* Stored data
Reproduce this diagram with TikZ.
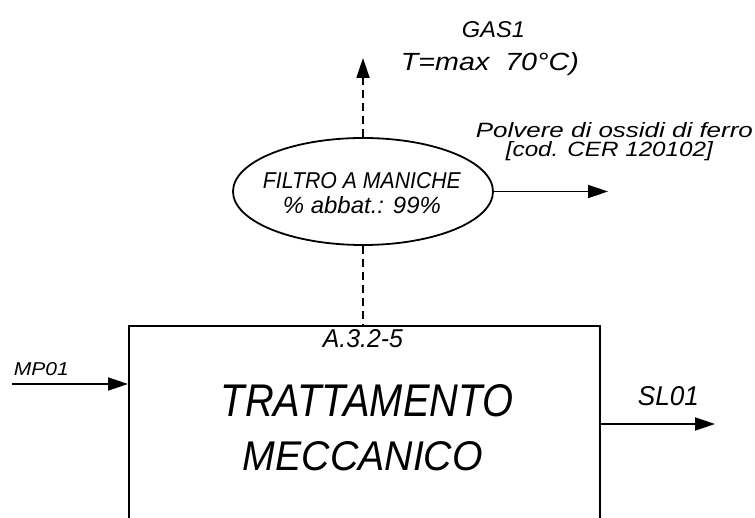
\documentclass[tikz,border=0pt]{standalone}
\usepackage{fontspec}
\setmainfont{Liberation Sans}
\usepackage{graphicx}
\usetikzlibrary{arrows.meta,shapes.geometric}
\newcommand\fitt[3]{\resizebox{#1pt}{#2pt}{\itshape #3}}
\begin{document}
\begin{tikzpicture}[x=1pt,y=-1pt,line width=1.8pt,
  txt/.style={inner sep=0pt,anchor=base west},
  flow/.style={-{Triangle[length=20pt,width=13pt]}},
  dashline/.style={dash pattern=on 8pt off 5pt}]
\useasboundingbox (0,0) rectangle (755,518);
\clip (0,0) rectangle (755,518);
\node[draw,rectangle,minimum width=471pt,minimum height=240pt,anchor=north west,inner sep=0pt] (box) at (128,325) {};
\node[draw,ellipse,minimum width=260pt,minimum height=107pt,inner sep=0pt] (filt) at (363,191.5) {};
% texts
\node[txt] (gas) at (461,38) {\fitt{63}{16}{GAS1}};
\node[txt] (temp) at (400,71) {\fitt{178}{18}{T=max\ \ 70°C)}};
\node[txt] (polv) at (475,138) {\fitt{277}{15}{Polvere di ossidi di ferro}};
\node[txt] (cer) at (505,157) {\fitt{207}{15}{[cod. CER 120102]}};
\node[txt] (f1) at (262,189) {\fitt{198}{16}{FILTRO A MANICHE}};
\node[txt] (f2) at (282,214) {\fitt{158}{17}{\% abbat.: 99\%}};
\node[txt] (code) at (322,348) {\fitt{80}{18}{A.3.2-5}};
\node[txt] (t1) at (220,417) {\fitt{292}{32}{TRATTAMENTO}};
\node[txt] (t2) at (242,470) {\fitt{240}{29}{MECCANICO}};
\node[txt] (mp) at (13,376) {\fitt{55}{13}{MP01}};
\node[txt] (sl) at (637,406) {\fitt{61}{19}{SL01}};
% connectors
\coordinate (mpstart) at (12,384);
\draw[flow] (mpstart) -- (mpstart -| box.west);
\coordinate (slend) at (715,424);
\draw[flow] (slend -| box.east) -- (slend);
\draw[dashline] (filt.south) -- (filt.south |- box.north);
\coordinate (gasend) at (363,58);
\draw[flow,dashline] (filt.north) -- (gasend);
\coordinate (dustend) at (608,191.5);
\draw[flow] (filt.east) -- (dustend);
\end{tikzpicture}
\end{document}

* Set exercise
Using the data above, print every line exactly, omitting pictures.

* Answer to the problem
Reproduce this diagram with TikZ.
\documentclass[tikz,border=0pt]{standalone}
\usepackage{fontspec}
\setmainfont{Liberation Sans}
\usepackage{graphicx}
\usetikzlibrary{arrows.meta,shapes.geometric}
\newcommand\fitt[3]{\resizebox{#1pt}{#2pt}{\itshape #3}}
\begin{document}
\begin{tikzpicture}[x=1pt,y=-1pt,line width=1.8pt,
  txt/.style={inner sep=0pt,anchor=base west},
  flow/.style={-{Triangle[length=20pt,width=13pt]}},
  dashline/.style={dash pattern=on 8pt off 5pt}]
\useasboundingbox (0,0) rectangle (755,518);
\clip (0,0) rectangle (755,518);
\node[draw,rectangle,minimum width=471pt,minimum height=240pt,anchor=north west,inner sep=0pt] (box) at (128,325) {};
\node[draw,ellipse,minimum width=260pt,minimum height=107pt,inner sep=0pt] (filt) at (363,191.5) {};
% texts
\node[txt] (gas) at (461,38) {\fitt{63}{16}{GAS1}};
\node[txt] (temp) at (400,71) {\fitt{178}{18}{T=max\ \ 70°C)}};
\node[txt] (polv) at (475,138) {\fitt{277}{15}{Polvere di ossidi di ferro}};
\node[txt] (cer) at (505,157) {\fitt{207}{15}{[cod. CER 120102]}};
\node[txt] (f1) at (262,189) {\fitt{198}{16}{FILTRO A MANICHE}};
\node[txt] (f2) at (282,214) {\fitt{158}{17}{\% abbat.: 99\%}};
\node[txt] (code) at (322,348) {\fitt{80}{18}{A.3.2-5}};
\node[txt] (t1) at (220,417) {\fitt{292}{32}{TRATTAMENTO}};
\node[txt] (t2) at (242,470) {\fitt{240}{29}{MECCANICO}};
\node[txt] (mp) at (13,376) {\fitt{55}{13}{MP01}};
\node[txt] (sl) at (637,406) {\fitt{61}{19}{SL01}};
% connectors
\coordinate (mpstart) at (12,384);
\draw[flow] (mpstart) -- (mpstart -| box.west);
\coordinate (slend) at (715,424);
\draw[flow] (slend -| box.east) -- (slend);
\draw[dashline] (filt.south) -- (filt.south |- box.north);
\coordinate (gasend) at (363,58);
\draw[flow,dashline] (filt.north) -- (gasend);
\coordinate (dustend) at (608,191.5);
\draw[flow] (filt.east) -- (dustend);
\end{tikzpicture}
\end{document}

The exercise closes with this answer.